Las mujeres negras se merecen mucho más
Representación no es liberación. Estados Unidos es un país profundamente racista en el que ni la victoria de Kamala Harris hubiese sido suficiente para acabar con el racismo y la misoginia
A medida que avanzaba la noche electoral y la victoria de Donald Trump se hacía evidente, hasta que ya no se podía negar después de que se llevara el Estado de Pensilvania, vi cómo en los noticieros estadounidenses cada pundit, cada experto, analista y estratega, intentaba explicar por qué Kamala Harris no iba a ser la siguiente presidenta de Estados Unidos. Desde el martes, se le ha culpado a ella misma por su derrota, al presidente Joe Biden y al Partido Demócrata en general. Todos se ha llevado las manos a la cabeza, cuestionándose cómo fue posible tal fracaso. Pero, me pregunto: ¿realmente creíamos que Estados Unidos elegiría a una mujer negra como presidenta?
¿Acaso se nos olvida que este es un país profundamente racista desde sus inicios? El Estados Unidos en el que Kamala Harris puede llegar a ser vicepresidenta, candidata presidencial y casi presidenta con 68 millones de votos, sigue siendo el Estados Unidos donde nuestras antepasadas esclavizadas fueron explotadas en el sentido más amplio de la palabra. Es también el Estados Unidos de la era de Jim Crow, de las violaciones y del saqueo del cuerpo femenino negro, de los linchamientos de madres y niñas negras que se han borrado de los libros de historia.
Es el mismo país en el que las madres negras continúan llorando los asesinatos de sus hijos a manos de la policía o cuyas familias se han visto destrozadas por el encarcelamiento injusto y masivo de sus padres o maridos. Es también el país donde nos faltan Breonna Taylor y cientos de otras mujeres negras matadas a tiros por la policía, y donde hoy día una mujer negra embarazada tiene tres veces más probabilidades de morir durante el embarazo o en los meses posteriores al parto que las mujeres blancas. Es el Estados Unidos, supuesta nación de las oportunidades, donde la mujer negra gana el 65% de lo que gana el hombre blanco (la mujer blanca, mientras, alcanza el 83%).

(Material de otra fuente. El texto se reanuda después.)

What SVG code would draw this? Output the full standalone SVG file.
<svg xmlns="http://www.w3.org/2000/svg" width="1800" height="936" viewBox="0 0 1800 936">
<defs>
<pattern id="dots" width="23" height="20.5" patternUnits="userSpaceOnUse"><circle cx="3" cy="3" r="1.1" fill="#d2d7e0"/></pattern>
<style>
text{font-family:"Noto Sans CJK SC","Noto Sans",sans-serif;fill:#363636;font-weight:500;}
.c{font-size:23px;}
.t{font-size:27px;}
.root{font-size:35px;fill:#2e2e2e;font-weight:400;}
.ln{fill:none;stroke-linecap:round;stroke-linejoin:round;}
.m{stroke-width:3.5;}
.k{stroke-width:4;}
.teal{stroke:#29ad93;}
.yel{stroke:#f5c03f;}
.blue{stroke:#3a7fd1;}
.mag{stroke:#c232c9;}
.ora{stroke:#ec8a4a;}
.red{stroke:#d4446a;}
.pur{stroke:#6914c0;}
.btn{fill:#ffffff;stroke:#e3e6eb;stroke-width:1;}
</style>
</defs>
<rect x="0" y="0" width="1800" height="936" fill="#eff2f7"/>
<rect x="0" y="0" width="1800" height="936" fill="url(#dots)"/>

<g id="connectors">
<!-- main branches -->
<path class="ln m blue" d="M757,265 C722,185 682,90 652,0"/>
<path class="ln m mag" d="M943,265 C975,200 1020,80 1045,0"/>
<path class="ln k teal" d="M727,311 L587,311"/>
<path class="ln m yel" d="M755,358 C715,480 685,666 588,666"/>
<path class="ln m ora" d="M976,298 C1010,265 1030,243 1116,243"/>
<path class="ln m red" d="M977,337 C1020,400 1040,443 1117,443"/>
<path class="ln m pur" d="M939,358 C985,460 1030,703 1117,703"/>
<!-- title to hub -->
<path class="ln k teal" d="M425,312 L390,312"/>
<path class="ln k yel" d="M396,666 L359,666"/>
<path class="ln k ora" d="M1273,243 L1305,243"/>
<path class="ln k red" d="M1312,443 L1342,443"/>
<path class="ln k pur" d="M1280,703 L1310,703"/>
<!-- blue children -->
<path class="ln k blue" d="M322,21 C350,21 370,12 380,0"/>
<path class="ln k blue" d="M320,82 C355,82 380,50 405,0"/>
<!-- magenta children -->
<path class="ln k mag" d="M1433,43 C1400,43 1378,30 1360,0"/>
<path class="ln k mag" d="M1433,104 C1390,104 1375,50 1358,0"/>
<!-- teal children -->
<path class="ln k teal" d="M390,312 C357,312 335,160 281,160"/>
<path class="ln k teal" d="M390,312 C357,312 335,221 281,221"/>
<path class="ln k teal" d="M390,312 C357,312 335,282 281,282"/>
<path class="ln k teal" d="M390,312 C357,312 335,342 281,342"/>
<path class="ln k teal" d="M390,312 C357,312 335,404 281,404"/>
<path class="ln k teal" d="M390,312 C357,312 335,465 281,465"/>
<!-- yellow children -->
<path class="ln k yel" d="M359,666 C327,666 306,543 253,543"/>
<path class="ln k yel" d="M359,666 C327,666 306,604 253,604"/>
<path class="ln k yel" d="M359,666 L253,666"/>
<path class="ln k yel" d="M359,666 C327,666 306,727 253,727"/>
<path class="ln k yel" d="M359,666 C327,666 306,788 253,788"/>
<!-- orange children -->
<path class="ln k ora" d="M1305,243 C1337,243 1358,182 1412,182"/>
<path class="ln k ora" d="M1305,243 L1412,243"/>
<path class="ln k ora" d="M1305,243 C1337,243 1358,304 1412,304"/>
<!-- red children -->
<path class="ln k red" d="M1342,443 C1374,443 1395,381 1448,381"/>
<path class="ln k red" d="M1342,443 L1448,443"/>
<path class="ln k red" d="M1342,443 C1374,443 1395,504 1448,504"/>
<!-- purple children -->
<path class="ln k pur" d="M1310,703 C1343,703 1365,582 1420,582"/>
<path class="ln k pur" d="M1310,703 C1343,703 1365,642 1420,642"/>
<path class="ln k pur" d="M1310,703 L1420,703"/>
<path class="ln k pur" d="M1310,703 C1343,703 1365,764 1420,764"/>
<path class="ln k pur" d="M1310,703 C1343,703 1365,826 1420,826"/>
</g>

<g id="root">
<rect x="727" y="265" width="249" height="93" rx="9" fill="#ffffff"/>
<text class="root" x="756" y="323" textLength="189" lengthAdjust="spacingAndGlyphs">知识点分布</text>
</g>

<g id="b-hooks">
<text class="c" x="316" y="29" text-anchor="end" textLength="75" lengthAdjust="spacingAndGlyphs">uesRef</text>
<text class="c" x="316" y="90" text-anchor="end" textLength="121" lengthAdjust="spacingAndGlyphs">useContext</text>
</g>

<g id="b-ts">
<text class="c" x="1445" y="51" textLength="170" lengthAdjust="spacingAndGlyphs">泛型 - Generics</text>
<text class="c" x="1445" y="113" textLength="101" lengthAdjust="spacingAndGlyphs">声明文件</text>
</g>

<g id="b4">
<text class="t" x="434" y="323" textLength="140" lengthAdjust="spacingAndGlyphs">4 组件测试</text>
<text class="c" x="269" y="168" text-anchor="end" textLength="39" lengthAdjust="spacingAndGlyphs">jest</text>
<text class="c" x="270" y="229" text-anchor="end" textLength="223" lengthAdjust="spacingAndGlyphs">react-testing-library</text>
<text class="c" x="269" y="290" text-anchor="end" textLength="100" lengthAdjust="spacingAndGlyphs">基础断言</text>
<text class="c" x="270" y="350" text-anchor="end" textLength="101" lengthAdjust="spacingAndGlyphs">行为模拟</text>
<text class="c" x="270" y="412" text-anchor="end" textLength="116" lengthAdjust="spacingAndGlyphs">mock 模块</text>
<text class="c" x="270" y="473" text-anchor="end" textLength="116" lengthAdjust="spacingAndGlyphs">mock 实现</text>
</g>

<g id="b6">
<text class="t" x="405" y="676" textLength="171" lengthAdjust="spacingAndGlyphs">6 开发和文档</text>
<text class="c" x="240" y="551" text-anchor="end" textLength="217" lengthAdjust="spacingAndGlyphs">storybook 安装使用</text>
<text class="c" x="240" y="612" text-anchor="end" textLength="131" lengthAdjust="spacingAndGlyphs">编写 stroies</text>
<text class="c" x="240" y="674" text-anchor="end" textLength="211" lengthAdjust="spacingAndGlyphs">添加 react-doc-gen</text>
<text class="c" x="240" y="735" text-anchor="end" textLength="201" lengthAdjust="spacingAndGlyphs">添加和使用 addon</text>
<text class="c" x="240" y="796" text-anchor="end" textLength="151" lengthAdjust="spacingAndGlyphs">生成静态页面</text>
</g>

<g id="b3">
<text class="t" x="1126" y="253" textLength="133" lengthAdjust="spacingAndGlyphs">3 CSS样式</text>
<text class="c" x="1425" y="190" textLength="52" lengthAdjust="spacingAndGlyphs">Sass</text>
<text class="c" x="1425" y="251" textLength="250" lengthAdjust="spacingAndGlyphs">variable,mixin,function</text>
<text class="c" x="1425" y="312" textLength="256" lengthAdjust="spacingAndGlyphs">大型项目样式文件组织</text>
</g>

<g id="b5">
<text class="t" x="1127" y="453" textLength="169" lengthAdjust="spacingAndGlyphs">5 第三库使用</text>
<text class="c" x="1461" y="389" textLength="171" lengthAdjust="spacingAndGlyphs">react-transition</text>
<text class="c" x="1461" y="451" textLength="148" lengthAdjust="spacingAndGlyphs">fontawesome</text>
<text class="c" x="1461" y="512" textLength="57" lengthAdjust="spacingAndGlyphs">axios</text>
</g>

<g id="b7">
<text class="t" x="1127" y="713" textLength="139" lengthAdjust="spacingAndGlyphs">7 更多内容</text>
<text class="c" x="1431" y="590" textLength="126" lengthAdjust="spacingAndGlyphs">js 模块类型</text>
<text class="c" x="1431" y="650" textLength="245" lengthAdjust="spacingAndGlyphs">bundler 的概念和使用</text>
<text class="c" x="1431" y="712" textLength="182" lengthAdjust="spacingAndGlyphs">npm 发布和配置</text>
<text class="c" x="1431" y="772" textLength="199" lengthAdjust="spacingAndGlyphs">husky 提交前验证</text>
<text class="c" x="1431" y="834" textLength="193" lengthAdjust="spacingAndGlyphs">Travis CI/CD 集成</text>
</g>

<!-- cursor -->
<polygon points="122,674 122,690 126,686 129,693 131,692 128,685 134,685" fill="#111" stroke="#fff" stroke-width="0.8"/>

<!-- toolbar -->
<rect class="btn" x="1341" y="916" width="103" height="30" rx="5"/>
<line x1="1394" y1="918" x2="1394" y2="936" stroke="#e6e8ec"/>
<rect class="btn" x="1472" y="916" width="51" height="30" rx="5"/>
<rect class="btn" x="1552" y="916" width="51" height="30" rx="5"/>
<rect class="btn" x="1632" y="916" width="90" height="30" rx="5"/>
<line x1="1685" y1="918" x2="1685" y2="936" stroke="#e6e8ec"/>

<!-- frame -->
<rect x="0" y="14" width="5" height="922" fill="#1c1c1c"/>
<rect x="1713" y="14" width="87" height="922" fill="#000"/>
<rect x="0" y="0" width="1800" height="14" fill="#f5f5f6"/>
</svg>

Ante todo esto, no es ninguna sorpresa que Donald Trump vuelva a la Casa Blanca. No podemos olvidarnos de nuestra historia. Tenemos que ser capaces de ver que el racismo del siglo XIX sigue siendo sistemático y entender las maneras en las que sigue dictando la realidad de las personas afrodescendientes, y en particular, de las mujeres negras. La discriminación racial y la misoginia van de la mano, y hasta que no estemos dispuestos —como progresistas— a comprender y abordar esa interseccionalidad, seguiremos atrapados en el mismo ciclo, en el que el otro bando continuará saliendo victorioso.
Unas semanas antes de las elecciones, hablaba con una amiga de izquierda, decepcionada con el Partido Demócrata, que me decía: “Mis sueños para la comunidad negra de este país van mucho más allá de que una mujer negra sea presidenta. De hecho, eso ni siquiera figura en la lista de mis aspiraciones”. Ella votó por la candidata demócrata, al igual que la gran mayoría de la población negra, pero lo hizo sabiendo que una presidencia de Kamala Harris no traería el cambio por el que anhela. Que la representación no implica la liberación, y que las mujeres negras se merecen mucho más.